[Rows from a dataset of charts and code]

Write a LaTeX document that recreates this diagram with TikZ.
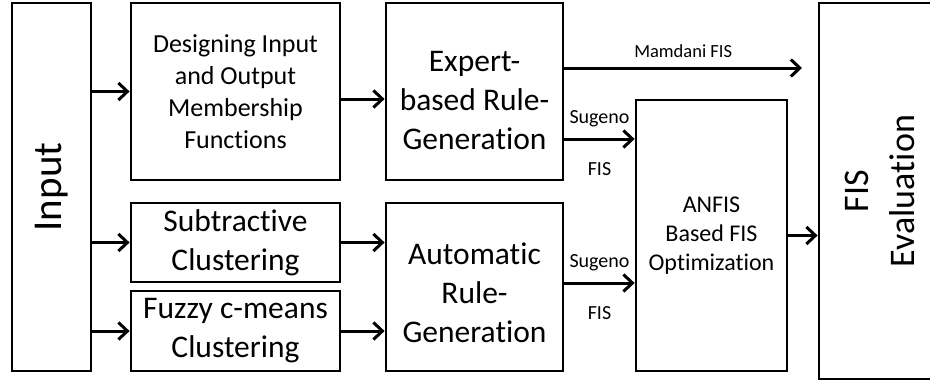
\documentclass[tikz,border=0pt]{standalone}
\usepackage{fontspec}
\setmainfont{Carlito}[Ligatures=NoCommon]
\usetikzlibrary{arrows.meta}
\begin{document}
\begin{tikzpicture}[x=1pt,y=-1pt,
  box/.style={draw,line width=2.8pt,inner sep=0pt,align=center},
  txt/.style={inner sep=0pt,align=center},
  arr/.style={line width=3pt,-{Straight Barb[length=9pt,width=17pt]}},
  lbl/.style={inner sep=0pt,font=\fontsize{20}{24}\selectfont},
  big/.style={font=\fontsize{31.5}{39}\selectfont},
]
\useasboundingbox (0,0) rectangle (930,383);
\clip (0,0) rectangle (930,383);
% boxes
\node[box,minimum width=368pt,minimum height=79pt,rotate=90,font=\fontsize{41}{49}\selectfont] (inp) at (51.5,187) {Input};
\node[box,minimum width=209pt,minimum height=177pt,font=\fontsize{26}{32}\selectfont] (des) at (235.5,91.5) {Designing Input\\and Output\\Membership\\Functions};
\node[box,big,minimum width=209pt,minimum height=79pt] (sub) at (235.5,242.5) {Subtractive\\Clustering};
\node[box,big,minimum width=209pt,minimum height=80pt] (fcm) at (235.5,331) {Fuzzy c-means\\Clustering};
\node[box,minimum width=177pt,minimum height=177pt] (exp) at (474.5,91.5) {};
\node[txt,big] (expt) at ([yshift=-9pt]exp.center) {Expert-\\based Rule-\\Generation};
\node[box,minimum width=177pt,minimum height=168pt] (aut) at (474.5,287) {};
\node[txt,big] (autt) at ([yshift=-6pt]aut.center) {Automatic\\Rule-\\Generation};
\node[box,minimum width=151pt,minimum height=271pt,font=\fontsize{24}{29}\selectfont] (anf) at (711.5,235.5) {ANFIS\\Based FIS\\Optimization};
\node[box,minimum width=376pt,minimum height=122pt,rotate=90,font=\fontsize{36}{46}\selectfont] (eva) at (880,191) {FIS\\Evaluation};
\coordinate (mam) at (802,68);
% connectors
\draw[arr] (inp.south |- des.west) -- (des.west);
\draw[arr] (inp.south |- sub.west) -- (sub.west);
\draw[arr] (inp.south |- fcm.west) -- (fcm.west);
\draw[arr] ([yshift=-7.5pt]des.east) -- ([yshift=-7.5pt]des.east -| exp.west);
\draw[arr] (sub.east) -- (sub.east -| aut.west);
\draw[arr] (fcm.east) -- (fcm.east -| aut.west);
\draw[arr] (exp.east |- mam) -- node[lbl,above=9pt,font=\fontsize{18.5}{22}\selectfont] (lm) {Mamdani FIS} (mam);
\draw[arr] ([yshift=-47.5pt]exp.east) -- node[lbl,above=11pt] (ls1) {Sugeno} node[lbl,below=22pt] (lf1) {FIS} ([yshift=-47.5pt]exp.east -| anf.west);
\draw[arr] ([yshift=4pt]aut.east) -- node[lbl,above=11pt] (ls2) {Sugeno} node[lbl,below=22pt] (lf2) {FIS} ([yshift=4pt]aut.east -| anf.west);
\draw[arr] (anf.east) -- (anf.east -| eva.north);
\end{tikzpicture}
\end{document}
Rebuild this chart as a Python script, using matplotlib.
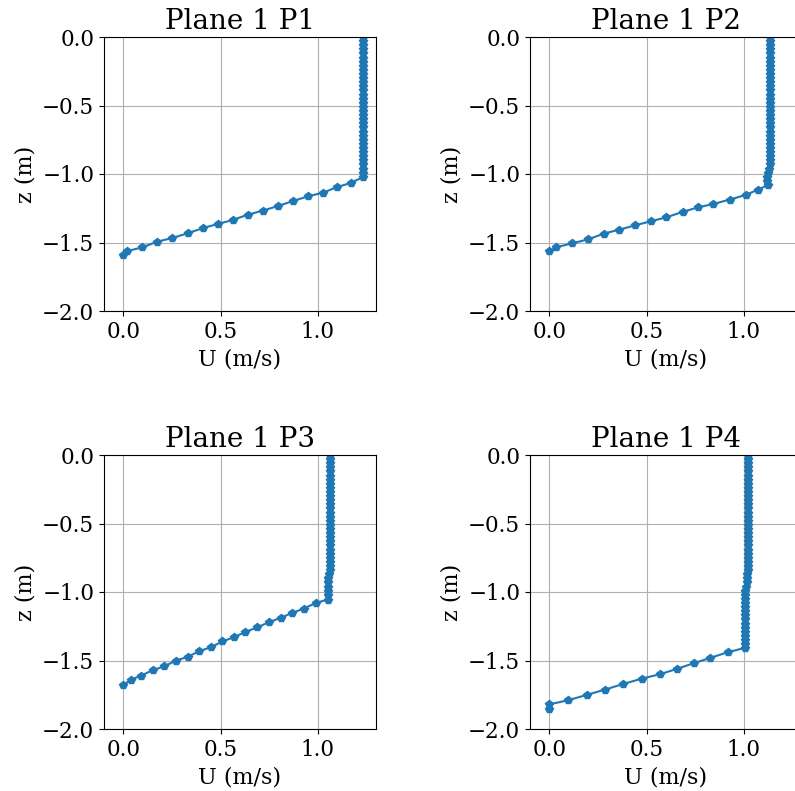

▶ **YOUR INSTRUCTIONS**:
Check every line for "this" and show the ones that have it.

▶ **TASK RESULT**:
Write a LaTeX document that recreates this diagram with TikZ.
Rebuild this chart as a Python script, using matplotlib.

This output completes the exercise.